In the knowledge/information age, increasing productivity and effectiveness is difficult because something has changed. What has changed is the very nature of work. People used to say “Talk less, work more”. Not now, because for most people their work is a conversation. Working means talking. And the effective organisations and individuals are the ones who are adept talking. We truly are living in McKinsey’s Interaction Economy.
The most powerful idea in the world today, is the idea of a real conversation. Real conversations can create insight, influence thinking and bring people together to solve problems. Three conversations matter:
- Conversations with ourself, which shape our thinking and behaviours.
- Conversations with important others that aim to influence, inspire, negotiate, coach and facilitate.
- Conversations that surround our own and provide the context and meaning to our own conversations. This is culture.
To make these conversations real, we need to bring greater consciousness to what’s happening in the conversation – who are we, what are we trying to achieve, who is our audience, what do they want to achieve, how do we tailor our conversation to different people/situations.

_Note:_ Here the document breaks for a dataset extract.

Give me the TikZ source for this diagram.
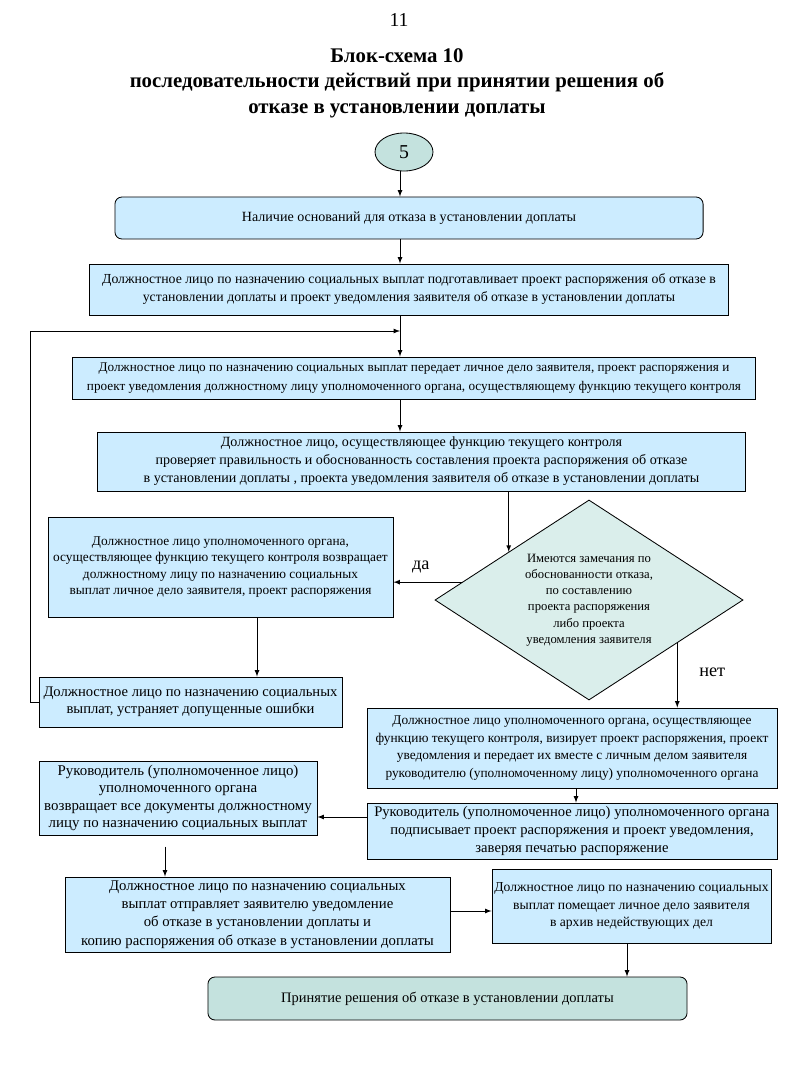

Those are the moments that count!
My father used to say that conversation is the second greatest thing in life – love being the first. Conversing is probably genitically imprinted in us – it has been very effective for sensing, informing, influencing, measuring and testing since small family groups of half a dozen sat around a fire at night. Perhaps that is why we can so quickly persoanlly relate to small numbers of people? Relationships are developed through such conversations that may be focused or meandering. Shared values and understandings help to visualise and bring into one’s own context other’s perspectives. Only then can one contemplate building pathways between them and then into the future. If leaders can not understand the perspective of their team members, how are the members to understand the leader? There goes my team, and I must follow them, for I am their leader!
Your father was a wise man.
Think all great leaders have the ability to make sense, at a personal level, to their teams. Usually at the emotional level. And it’s impossible to do this without knowing them as individuals.